Reviewed by Charles Prejean
Vol. 12, No. 3, 1990, pp. 17-18
Ain’t you Got a Right to the Tree of Life? Recorded and edited by Guy and Candie Carawan, with a preface by Charles Joyner and an afterword by Bernice Johnson Reagon. (The University of Georgia Press, 1989, second edition, 240 pp., $29.95.)
This important book restates the values and updates the chronicle of a unique pattern of life, one guided, perhaps even driven, by influences of religion. It is the life story of the people of Johns Island, South Carolina. It tells of the natural striving of people to practice the human way in an organized society and under circumstances of inappropriate human intervention and interdiction. It is the story of the power and determination of the human will to live fully.
More particularly and dramatically stated, Ain’t You Got a Right to the Tree of Life? is a story of human heroics achieved by adherence to norms of a traditional African cultural folkway fused to a personalized and deeply internalized Christian faith. Seemingly, the result of this particular union of an older culture to a newer religion has enabled the people of Johns Island to transcend proscribed natural and legal rights and privileges.
This resembled much less humble submissiveness to the abuses of racism and misguided legal authority than recognition that undeserved oppression is a reflection of the depravity of the oppressor. Other people’s depravity is not an excuse to abort one’s effort to live well the precious and divinely-given gift of life. The experience contends, implicitly and explicitly, that life is bearable. It is a position sustained, from every indication, by what is evidently a highly developed consciousness of the Divine Presence in daily living. Endurance and the determination to live well is guided by belief that God will, so to say, “see them through”; or that wickedness will eventually succumb to the greater power of goodness.
The essential contribution of the traditional African cultural folkway seems to be ability to energize the human faculties of body and soul, the whole person, in the act of worshiping and daily living: worshiping and daily living are the same.
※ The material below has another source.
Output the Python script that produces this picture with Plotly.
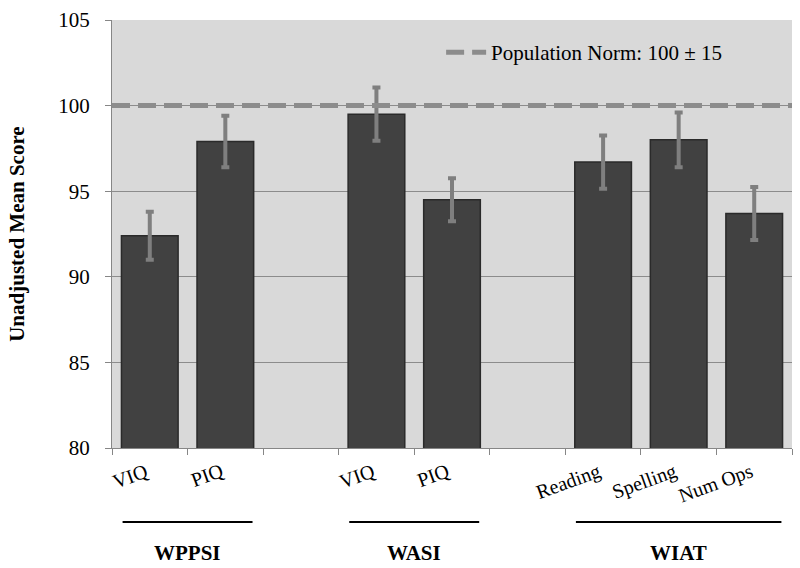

It is body and soul in an ancient motion, tried and proven over the ages.
The Carawans, perhaps because of their own sincerity, perceptiveness, and appreciation for the quality of line practiced by the people of Johns Island, allow them to tell their own stow of life as they and their ancestry experienced it through the ages and under changing social orders. And the people do in these pages tell it through personal statements and songs’ lyrics that speak of difficulties, but even more of hope, faith, and appreciation for the many munificences of Divine Providence. Their songs’ music echoes the same, with variegated rhythmic patterns manifesting the whole person.
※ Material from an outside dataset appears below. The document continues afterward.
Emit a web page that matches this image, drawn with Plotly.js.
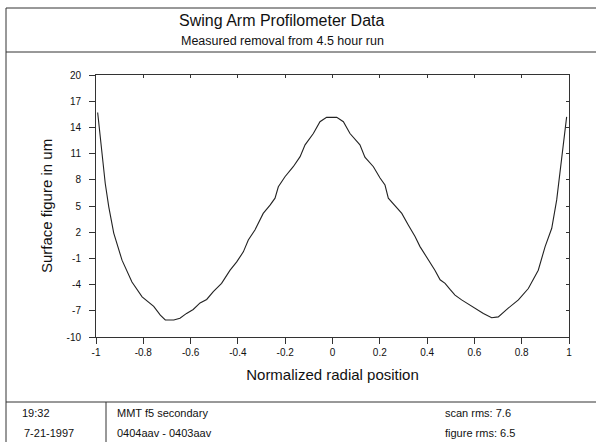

Photographs also tell the story of simple but elevated living under miserable circumstances. Looking at these photographs and recalling the content of the personal statement, one sees strength of character and determination being projected, not despair and submissiveness. The photographs of children at work, play, and as members of a family structure speak of wholesomeness and hopefulness.
The manner in which the people of Johns Island struggle, endure and progress reveal a human constructiveness that can serve for emulation. The personal statements and the words of songs, though they sometimes speak of pain and misery, reveal no hatred, bitterness, vindictiveness, or revenge. The Johns Islanders not only process to be, but are demonstrating that they are indeed a “New Testament People.”
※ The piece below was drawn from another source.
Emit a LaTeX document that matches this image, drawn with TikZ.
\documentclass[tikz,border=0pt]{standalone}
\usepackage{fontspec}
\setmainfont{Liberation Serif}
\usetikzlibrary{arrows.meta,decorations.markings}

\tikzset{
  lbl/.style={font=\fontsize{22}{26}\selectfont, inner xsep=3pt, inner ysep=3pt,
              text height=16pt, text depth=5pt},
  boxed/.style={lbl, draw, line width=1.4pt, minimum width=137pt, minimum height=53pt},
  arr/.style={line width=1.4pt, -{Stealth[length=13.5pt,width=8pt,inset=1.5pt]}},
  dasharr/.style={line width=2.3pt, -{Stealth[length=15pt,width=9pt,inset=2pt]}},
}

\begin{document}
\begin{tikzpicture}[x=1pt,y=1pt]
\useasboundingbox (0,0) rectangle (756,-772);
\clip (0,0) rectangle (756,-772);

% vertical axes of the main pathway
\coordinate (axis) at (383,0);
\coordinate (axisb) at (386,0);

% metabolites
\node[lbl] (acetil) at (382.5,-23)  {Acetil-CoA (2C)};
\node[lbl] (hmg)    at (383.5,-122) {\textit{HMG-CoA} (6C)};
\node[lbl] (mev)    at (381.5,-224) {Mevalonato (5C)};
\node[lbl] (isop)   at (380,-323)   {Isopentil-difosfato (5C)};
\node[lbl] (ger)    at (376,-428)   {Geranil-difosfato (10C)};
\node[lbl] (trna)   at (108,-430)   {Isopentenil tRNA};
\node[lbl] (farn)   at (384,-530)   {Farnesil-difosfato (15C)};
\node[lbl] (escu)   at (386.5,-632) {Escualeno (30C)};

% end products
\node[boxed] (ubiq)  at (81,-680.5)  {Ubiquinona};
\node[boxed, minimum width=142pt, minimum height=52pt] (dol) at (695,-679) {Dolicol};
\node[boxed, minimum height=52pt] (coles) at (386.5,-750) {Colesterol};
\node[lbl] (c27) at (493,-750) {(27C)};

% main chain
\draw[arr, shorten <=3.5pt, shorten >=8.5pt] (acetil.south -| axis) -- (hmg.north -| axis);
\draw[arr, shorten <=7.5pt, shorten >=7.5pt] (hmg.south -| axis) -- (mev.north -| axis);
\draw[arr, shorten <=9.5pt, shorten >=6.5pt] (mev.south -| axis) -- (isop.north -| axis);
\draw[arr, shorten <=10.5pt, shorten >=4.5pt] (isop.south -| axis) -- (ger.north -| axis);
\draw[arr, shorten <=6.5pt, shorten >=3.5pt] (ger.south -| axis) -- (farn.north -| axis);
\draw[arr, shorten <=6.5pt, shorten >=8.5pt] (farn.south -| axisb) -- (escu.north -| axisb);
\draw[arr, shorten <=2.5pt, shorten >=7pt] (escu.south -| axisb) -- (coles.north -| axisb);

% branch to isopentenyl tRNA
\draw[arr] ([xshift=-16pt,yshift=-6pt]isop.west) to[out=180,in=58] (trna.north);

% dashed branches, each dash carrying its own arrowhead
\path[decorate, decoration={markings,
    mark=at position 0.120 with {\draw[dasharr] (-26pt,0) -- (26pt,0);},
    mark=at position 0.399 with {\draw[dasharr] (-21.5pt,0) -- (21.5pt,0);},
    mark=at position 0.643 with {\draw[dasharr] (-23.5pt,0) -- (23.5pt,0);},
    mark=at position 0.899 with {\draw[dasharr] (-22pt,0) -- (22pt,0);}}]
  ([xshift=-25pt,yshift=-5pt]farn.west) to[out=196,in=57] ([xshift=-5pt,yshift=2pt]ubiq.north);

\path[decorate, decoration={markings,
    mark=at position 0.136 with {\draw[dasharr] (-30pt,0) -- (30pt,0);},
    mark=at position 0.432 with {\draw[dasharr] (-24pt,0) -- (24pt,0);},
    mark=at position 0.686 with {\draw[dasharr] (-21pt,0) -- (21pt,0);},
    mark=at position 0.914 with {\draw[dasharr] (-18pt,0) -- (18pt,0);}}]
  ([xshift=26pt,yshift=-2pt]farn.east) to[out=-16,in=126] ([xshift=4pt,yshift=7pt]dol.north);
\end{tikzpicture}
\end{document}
Furthermore, given the regularity, spontaneity, and totality of their worship; the heightened consciousness of the presence of the Divine in their lives; the apparent ability to appreciate the preciousness of life, even its existence in those who oppress; the tendency to love rather than merely to give equal measure to others–all seem to evidence a people who have not only a highly developed level of Christian spirituality but also an exceptionally noble pattern of living, one consistent with our acclaimed ideal natural ways of the species. It is a life that finds no quarter in substituting illusions for reality. It is one that finds purpose and comfort in the unending struggle to have practice conform to universally cherished and spiritually sound beliefs.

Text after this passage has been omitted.